Это свойственно, опять же подчеркиваю, не только Иванову, но и Блоку, и Белому. Я беру этих трех поэтов, потому что на них идеи Владимира Соловьева произвели наибольшее действие. Любопытно остановиться на том, что, в сущности, понимает Вячеслав Иванов под памятью мировой души: "Вечная память — коренная сила и живая кровь всякого общественного в духе зиждительства, когда мы, забыв о матерях-причинах, с юношеской слепой ревностью устремляемся к преследованию односторонне понятых, отвлеченных целей и на безымянных и сровненных с землей могилах прошлого мечтаем строить заново во имя потомков. Мы неправо служим потомкам. И вот вырастает поколение детей и отрицанием упраздняет дело отцов.
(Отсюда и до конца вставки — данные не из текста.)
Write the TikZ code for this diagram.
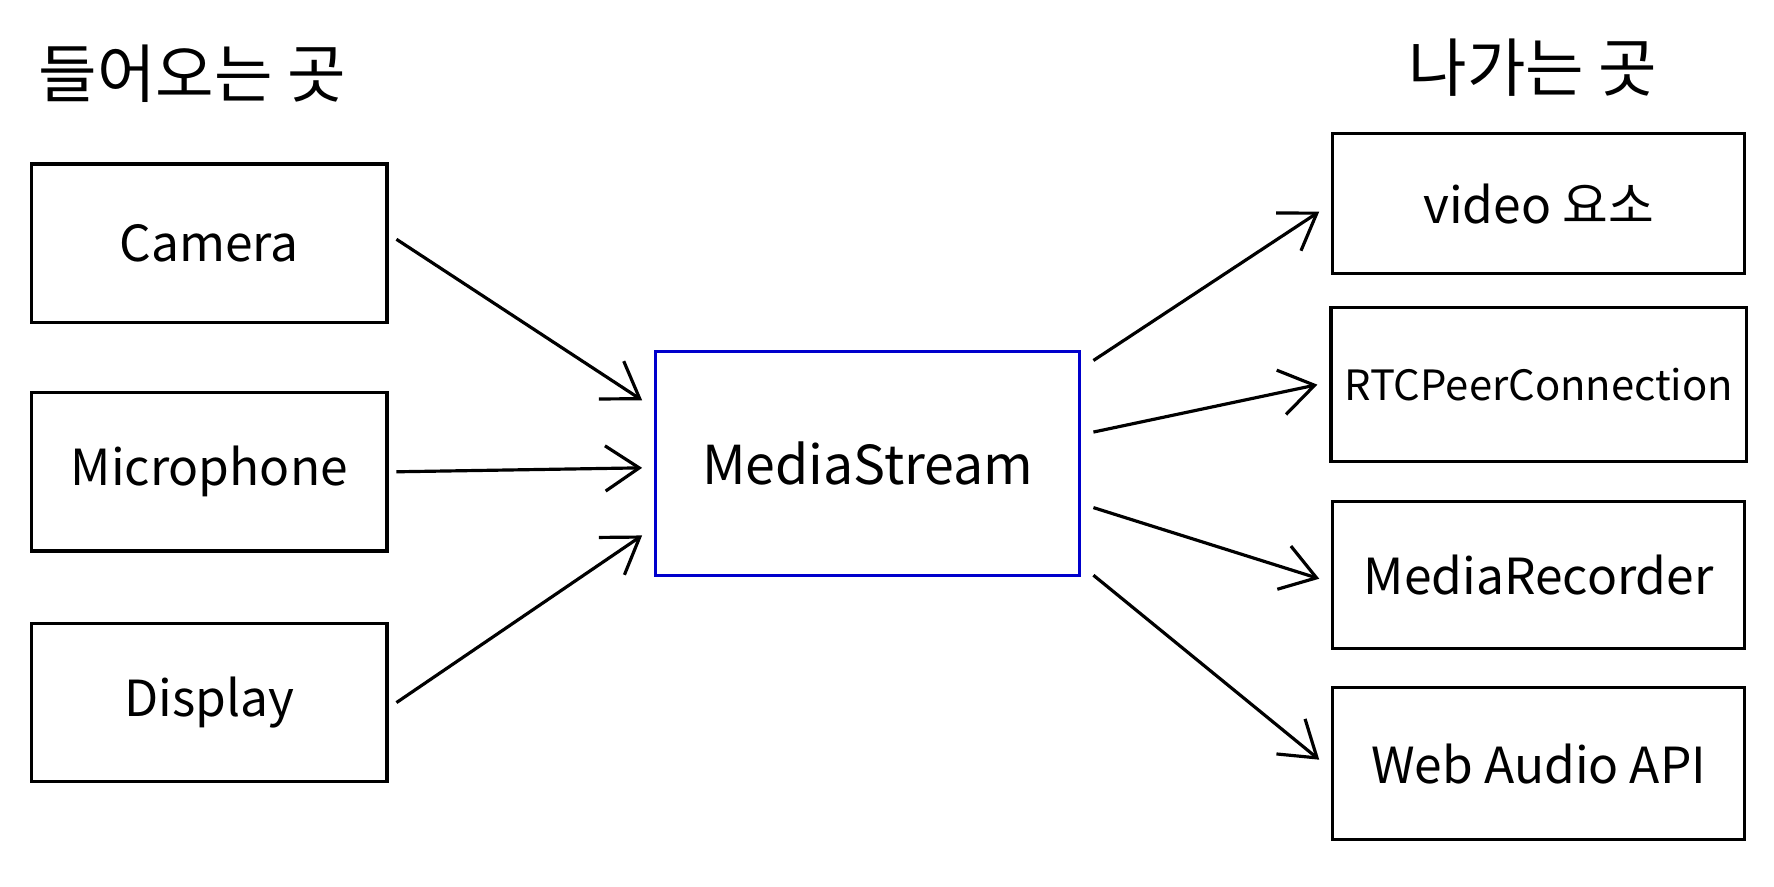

Но те, кто в живом общении с отшедшими почерпают силу, которую передают потомкам, те, кто живут для свершения грядущих, на прочном камне возводят стены богочеловеческого храма. Это суть истинные освободители, если они не охраняют только, но и разрушают, то разрушают гроба, откуда хотят встать ожившие, если сокрушают старые скрижали, рушат заклятия, чтоб клином смертным держали заколдованную жизнь". Отметим его удивительный стиль, он пишет очень хорошим русским языком, от которого мы давно отвыкли. В известном смысле читать его надо внимательно, а не поверхностно. И это относится не только к нему. Вообще совет новому поколению: более медлительно, более мягко читать фрагменты, пассажи на русском языке.